Allein VW will in den nächsten Jahren sechs Batteriezellwerke bauen

Hielten es die meisten Autobauer lange Zeit nicht für nötig, beim Umstieg in Richtung Elektromobilität auch die kleinste Komponente für die Akkus, die Batteriezellen, selbst zu entwickeln, hat sich diese Ansicht mittlerweile gewandelt. Allein VW will in Europa bis 2030 mit Partnern insgesamt sechs Batteriezellwerke hochziehen, um den steigenden Bedarf zu decken. Die Fabrik von Porsche kommt jetzt noch on top. Auch andere Autokonzerne gehen Kooperationen ein - vor allem mit asiatischen Firmen -, um sich genügend Know-how und Nachschub an Batteriezellen zu sichern.

Für Porsche geht es in dem neuen Joint Venture jedoch nicht darum, Batteriezellen für den Massenmarkt zu produzieren. Dafür ist das Werk, in dem von 2024 an zunächst Zellen für bis zu 1000 Fahrzeuge produziert werden sollen, auch viel zu klein angelegt. Stattdessen will sich der Sportwagenbauer in einem speziellen Segment technologische Vorteile verschaffen: Es geht um besonders leistungsfähige Batteriezellen, die extreme Bedingungen aushalten - etwa besonders viel Leistung bei wenig Wärmeverlust bereitstellen, besonders schnell laden oder extreme Temperaturen bewältigen können. Solche Hochleistungszellen braucht man vor allem im Rennsport, worauf die ersten Entwicklungen von Cellforce auch ausgerichtet sein werden. "Von dort kann die Technologie dann später in die Breite gehen", erklärt Porsche-Chef Oliver Blume. Denkbar ist etwa, dass die selbstentwickelten Batteriezellen auch anderen Sportwagenmarken im VW-Konzern wie Lamborghini oder Bugatti zugute kommen. Aber auch die elektrischen Supersportwagen des kroatischen Unternehmens Rimac, an dem Porsche beteiligt ist, könnten vielleicht in ein paar Jahren mit den Hochleistungszellen aus Schwaben fahren.

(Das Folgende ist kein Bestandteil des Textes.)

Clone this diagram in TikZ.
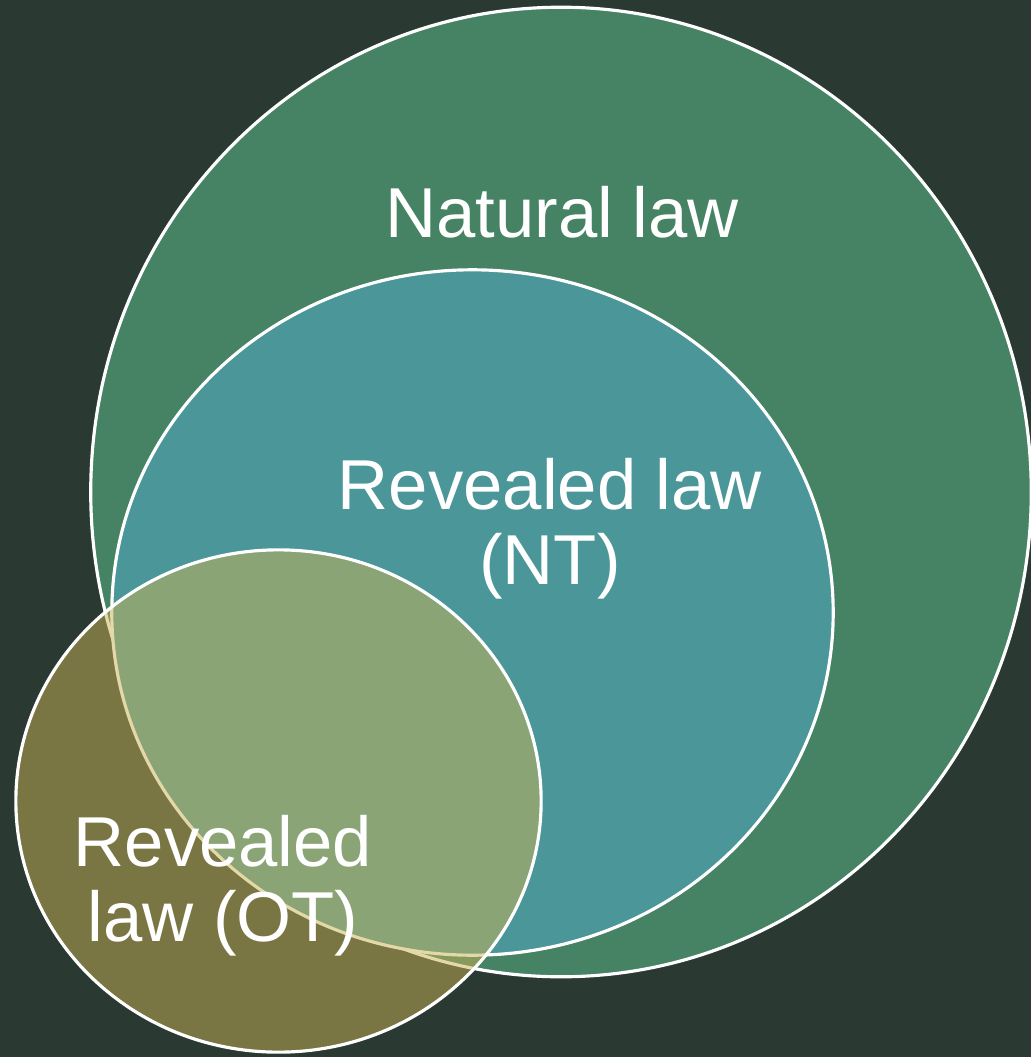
\documentclass[tikz,border=0pt]{standalone}
\usepackage{fontspec}
\setmainfont{Liberation Sans}
\usetikzlibrary{shapes.geometric}
\definecolor{bgDark}{RGB}{42, 58, 50}
\definecolor{naturalGreen}{RGB}{70, 130, 100}
\definecolor{newTeal}{RGB}{74, 150, 153}
\definecolor{oldOlive}{RGB}{202, 178, 84}
\tikzset{
    % Base Set Style
    lawSet/.style={
        ellipse,
        inner sep=0pt,
        outer sep=0pt,
        draw=white,
        line width=0.9pt
    },
    % Specific Set Styles
    setNatural/.style={lawSet, fill=naturalGreen, minimum width=9.40cm, minimum height=9.69cm},
    setNT/.style={lawSet, fill=newTeal, minimum width=7.21cm, minimum height=6.85cm},
    setOT/.style={lawSet, fill=oldOlive, fill opacity=0.5, draw opacity=1, minimum width=5.25cm, minimum height=5.02cm},
    % Label Style
    setLabel/.style={text=white, align=center, inner sep=0pt, font=\fontsize{20.1pt}{21.3pt}\selectfont}
}

\begin{document}
\begin{tikzpicture}[x=0.01cm, y=-0.01cm]

    % --- Background ---
    \fill [bgDark] (0,0) rectangle (1031,1057);

    % --- Sets ---
    \node (natural) [setNatural] at (561,492) {};
    \node (nt) [setNT] at (472.5,612.5) {};
    \node (ot) [setOT] at (278.5,801) {};

    % --- Labels (anchored at the baseline of the last line) ---
    \node (naturalLabel) [setLabel, anchor=base] at (562,237) {Natural law};
    \node (ntLabel) [setLabel, anchor=base] at (550,584) {Revealed law\\(NT)};
    \node (otLabel) [setLabel, anchor=base] at (223,941) {Revealed\\law (OT)};

\end{tikzpicture}
\end{document}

"Bis heute kann man die Technik, die den Kern unserer Hochleistungssportwagen ausmacht, nicht zukaufen. Wir entwickeln sie selbst", so Porsche-Entwicklungsvorstand Michael Steiner. Daher sei es nur logisch, auch die Schlüsseltechnologie der Zukunft, die Batteriezelle, selbst zu entwickeln. Innerhalb des VW-Konzerns sind die Rollen klar verteilt: Volkswagen baut die Einheitszelle für den Massenmarkt und deckt damit einen Großteil dessen ab, was die einzelnen Marken benötigen. Auch die Batterien, die zum Beispiel in Porsches Elektroauto Taycan zum Einsatz kommen, werden auf absehbare Zeit nicht aus der neuen Cellforce-Zellfabrik stammen.

Erst großzügige Förderungen machen solche Projekte interessant

Dass Unternehmen wie Porsche jetzt solche großen Projekte realisieren, liegt sicher auch an den großzügigen Beteiligungen von Land und Bund. Der Staat fördert den Bau der Batteriezellenfabrik mit 60 Millionen Euro an Steuergeldern. Zwei Drittel der Summe kommen vom Bund, ein Drittel vom Land. Porsche investiert laut Oliver Blume in die neue Firma ebenfalls eine hohe zweistellige Millionensumme. Der baden-württembergische Ministerpräsident Winfried Kretschmann sagte, von dem Bau der Fabrik gehe ein starkes Signal aus. An Baden-Württemberg führe bei der Batterie kein Weg vorbei. Die Idee für die Fertigung ist bereits zwei Jahre alt und geht auf die Stuttgarter Unternehmensberatung P3 Group zurück. Sie hatte das Konzept entwickelt und mit Customcells den Förderantrag gestellt. Die Unternehmensberatung stieg aber wieder aus, weil sie unabhängig am Markt agieren wolle.

Als Zellentwicklungspartner ist das Chemieunternehmen BASF an Bord. Bis 2025 soll die Cellforce Group bis zu 80 Mitarbeiter haben. "In einem zweiten Schritt können wir nachdenken über eine Giga-Fabrik - der Markt ist mit Sicherheit da", sagte Porsche-Chef Blume. Das Erproben der im Labor schon entwickelten Batterie im Fahrbetrieb sei die nächste Etappe.